** begin THE DATA **
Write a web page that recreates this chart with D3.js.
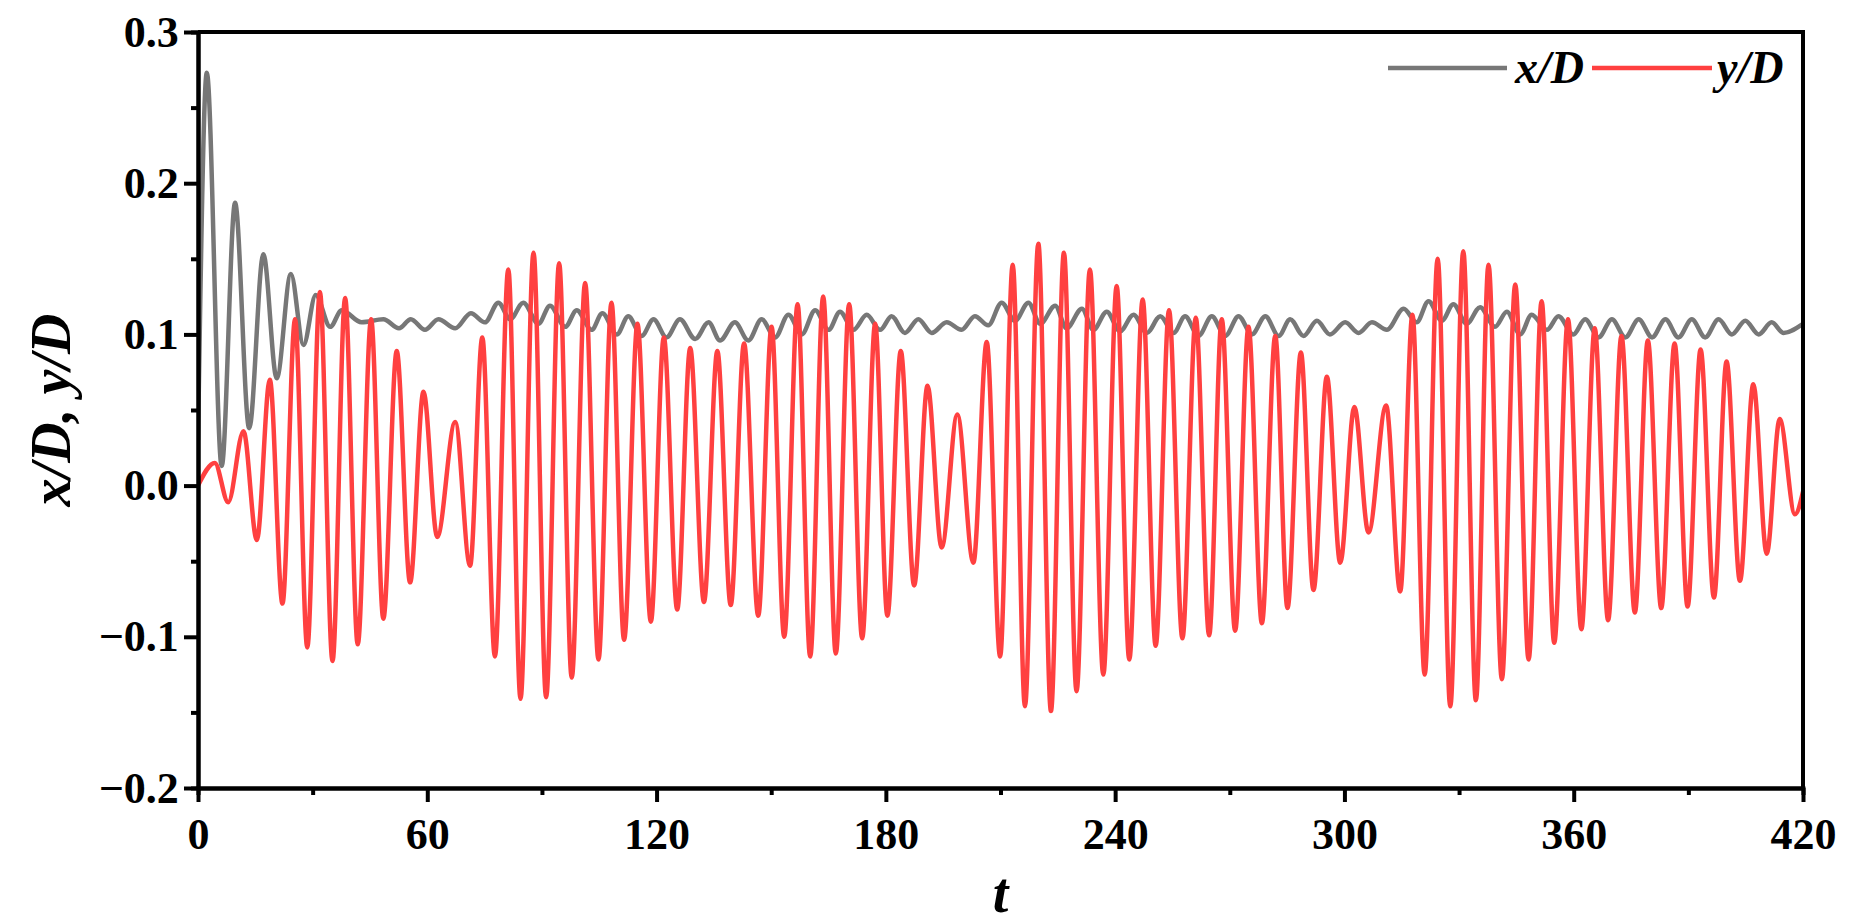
<!DOCTYPE html>
<html><head><meta charset="utf-8">
<script src="https://cdn.jsdelivr.net/npm/d3@7"></script>
<style>body{margin:0;background:#fff}</style>
</head><body>
<svg id="c" width="1855" height="923"></svg>
<script>
// y/D extrema (t, value)
const yT = [0,4.4,7.9,11.9,15.4,18.8,22.1,25.4,28.6,31.9,35.2,38.5,41.8,45.3,48.5,52.0,55.5,59.0,62.6,67.3,71.2,74.4,77.7,81.2,84.4,87.8,91.1,94.5,97.8,101.3,104.8,108.2,111.5,115.0,118.5,121.9,125.4,128.8,132.4,135.9,139.4,142.9,146.6,150.1,153.4,156.9,160.2,163.6,166.9,170.4,173.8,177.2,180.4,183.9,187.4,190.9,194.6,198.7,202.9,206.4,209.9,213.2,216.4,219.9,223.2,226.6,229.9,233.4,236.9,240.4,243.7,247.2,250.6,254.1,257.6,261.1,264.6,267.9,271.4,274.9,278.4,281.9,285.1,288.6,291.9,295.4,298.9,302.6,306.3,310.9,314.6,317.8,321.0,324.4,327.7,331.1,334.4,337.7,341.2,344.7,348.2,351.6,354.9,358.5,362.0,365.5,369.0,372.5,376.0,379.4,382.9,386.4,389.8,393.2,396.7,400.0,403.5,407.0,410.5,413.9,417.9,420];
const yV = [0,0.015,-0.011,0.036,-0.036,0.07,-0.078,0.110,-0.107,0.128,-0.116,0.124,-0.105,0.110,-0.088,0.089,-0.064,0.062,-0.034,0.042,-0.053,0.098,-0.113,0.143,-0.141,0.154,-0.140,0.147,-0.127,0.134,-0.115,0.121,-0.102,0.107,-0.090,0.098,-0.082,0.091,-0.077,0.089,-0.079,0.094,-0.086,0.105,-0.100,0.120,-0.113,0.125,-0.111,0.120,-0.101,0.107,-0.086,0.089,-0.066,0.066,-0.041,0.047,-0.051,0.095,-0.113,0.146,-0.146,0.160,-0.149,0.154,-0.136,0.143,-0.125,0.132,-0.115,0.123,-0.106,0.116,-0.101,0.111,-0.099,0.110,-0.096,0.105,-0.091,0.099,-0.081,0.088,-0.069,0.072,-0.051,0.052,-0.031,0.053,-0.070,0.113,-0.125,0.150,-0.146,0.155,-0.142,0.146,-0.128,0.133,-0.115,0.122,-0.104,0.110,-0.095,0.104,-0.089,0.099,-0.084,0.096,-0.081,0.094,-0.080,0.090,-0.074,0.082,-0.063,0.067,-0.045,0.044,-0.019,-0.004];
// x/D extrema (t, value)
const xT = [0,2.3,6.2,9.7,13.4,17.1,20.6,24.3,27.6,30.8,34.6,37.6,42.8,48.5,52.6,55.7,59.4,62.9,67.3,71.4,75.1,78.6,81.7,85.1,89.1,92.1,96.1,99.1,103.0,105.8,109.6,112.6,116.1,119.2,122.6,126.1,130.1,133.6,136.6,140.5,144.0,147.5,151.0,154.5,158.0,161.5,165.0,168.0,171.5,175.0,178.5,181.5,185.0,188.5,192.0,195.9,199.8,203.3,206.8,210.3,213.8,217.3,220.4,224.3,227.3,231.3,234.3,237.8,241.3,244.8,248.3,251.8,255.3,258.3,261.8,265.3,268.8,272.3,275.8,279.3,282.8,285.8,289.3,292.8,296.2,300.2,303.7,307.2,311.1,315.5,318.9,322.0,325.5,328.5,332.0,335.5,339.4,342.5,346.0,349.0,353.0,356.0,359.9,363.0,366.5,370.0,373.5,377.0,380.5,384.0,387.4,390.9,394.4,397.9,401.4,404.9,408.4,411.8,414.9,420];
const xV = [0.030,0.273,0.013,0.187,0.038,0.153,0.071,0.140,0.093,0.126,0.105,0.116,0.108,0.110,0.104,0.110,0.103,0.110,0.104,0.114,0.108,0.121,0.110,0.121,0.107,0.119,0.105,0.116,0.103,0.114,0.100,0.112,0.099,0.110,0.098,0.110,0.097,0.108,0.096,0.108,0.096,0.110,0.098,0.113,0.100,0.116,0.103,0.115,0.103,0.113,0.103,0.112,0.101,0.110,0.101,0.108,0.103,0.112,0.106,0.121,0.109,0.121,0.107,0.119,0.104,0.117,0.103,0.115,0.102,0.113,0.101,0.112,0.101,0.112,0.099,0.112,0.099,0.112,0.100,0.112,0.099,0.110,0.099,0.109,0.100,0.108,0.101,0.108,0.103,0.117,0.108,0.122,0.109,0.120,0.107,0.118,0.105,0.115,0.100,0.113,0.103,0.112,0.100,0.110,0.098,0.110,0.098,0.110,0.098,0.110,0.098,0.110,0.098,0.110,0.100,0.109,0.100,0.108,0.101,0.107];
const xTicks = [0,60,120,180,240,300,360,420];
const yTicks = [-0.2,-0.1,0.0,0.1,0.2,0.3];
const seriesNames = ["x/D","y/D"];

const svg = d3.select("#c");
const L=198,R=1803,T=32,B=788;
const x = d3.scaleLinear().domain([0,420]).range([L,R]);
const y = d3.scaleLinear().domain([-0.2,0.3]).range([B,T]);
const font = "'Liberation Serif','Times New Roman',serif";
const fmtY = d => d===0?"0.0":d3.format(".1f")(d).replace("-","\u2212");

svg.append("clipPath").attr("id","cp").append("rect").attr("x",L).attr("y",T).attr("width",R-L).attr("height",B-T);
const line = d3.line().curve(d3.curveMonotoneX);
svg.append("path").attr("clip-path","url(#cp)").attr("d",line(xT.map((t,i)=>[x(t),y(xV[i])])))
  .attr("fill","none").attr("stroke","#777").attr("stroke-width",4.5);
svg.append("path").attr("clip-path","url(#cp)").attr("d",line(yT.map((t,i)=>[x(t),y(yV[i])])))
  .attr("fill","none").attr("stroke","#ff4040").attr("stroke-width",4.5);

const gx = svg.append("g").attr("transform",`translate(0,${B})`)
  .call(d3.axisBottom(x).tickValues(xTicks).tickSize(14).tickSizeOuter(0).tickFormat(d3.format("d")));
const gxm = svg.append("g").attr("transform",`translate(0,${B})`)
  .call(d3.axisBottom(x).tickValues(d3.range(30,420,60)).tickSize(7).tickFormat(""));
const gy = svg.append("g").attr("transform",`translate(${L},0)`)
  .call(d3.axisLeft(y).tickValues(yTicks).tickSize(14).tickSizeOuter(0).tickFormat(fmtY));
const gym = svg.append("g").attr("transform",`translate(${L},0)`)
  .call(d3.axisLeft(y).tickValues([-0.15,-0.05,0.05,0.15,0.25]).tickSize(7).tickFormat(""));
[gx,gxm,gy,gym].forEach(g=>{
  g.selectAll(".domain").attr("stroke","#000").attr("stroke-width",4);
  g.selectAll(".tick line").attr("stroke","#000").attr("stroke-width",4);
  g.selectAll("text").attr("font-family",font).attr("font-weight","bold").attr("font-size",44).attr("fill","#000");
});
gx.selectAll("text").attr("dy","1.0em");
gy.selectAll("text").attr("dx","-0.05em");
svg.append("line").attr("x1",L).attr("x2",R).attr("y1",T).attr("y2",T).attr("stroke","#000").attr("stroke-width",4);
svg.append("line").attr("x1",R).attr("x2",R).attr("y1",T-2).attr("y2",B+2).attr("stroke","#000").attr("stroke-width",4);

svg.append("text").attr("x",(L+R)/2).attr("y",912).attr("text-anchor","middle")
  .attr("font-family",font).attr("font-weight","bold").attr("font-style","italic").attr("font-size",56).text("t");
svg.append("text").attr("transform",`translate(70,${(T+B)/2}) rotate(-90)`).attr("text-anchor","middle")
  .attr("font-family",font).attr("font-weight","bold").attr("font-style","italic").attr("font-size",56).text("x/D, y/D");

const lg = [{x1:1388,x2:1507,tx:1515,c:"#777"},{x1:1592,x2:1712,tx:1717,c:"#ff4040"}];
lg.forEach((d,i)=>{
  svg.append("line").attr("x1",d.x1).attr("x2",d.x2).attr("y1",68).attr("y2",68).attr("stroke",d.c).attr("stroke-width",4.5);
  svg.append("text").attr("x",d.tx).attr("y",83).attr("font-family",font).attr("font-weight","bold")
    .attr("font-style","italic").attr("font-size",46).text(seriesNames[i]);
});
</script>
</body></html>
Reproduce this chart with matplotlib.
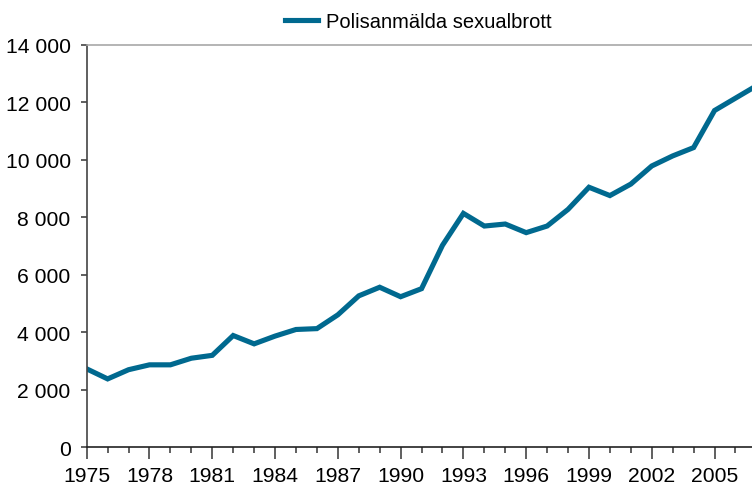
** end THE DATA **
> [SET EXERCISE] Across the entries, how many lines contain "chart"? Reply with the number only.

> [ANSWER FOR THE TASK] 2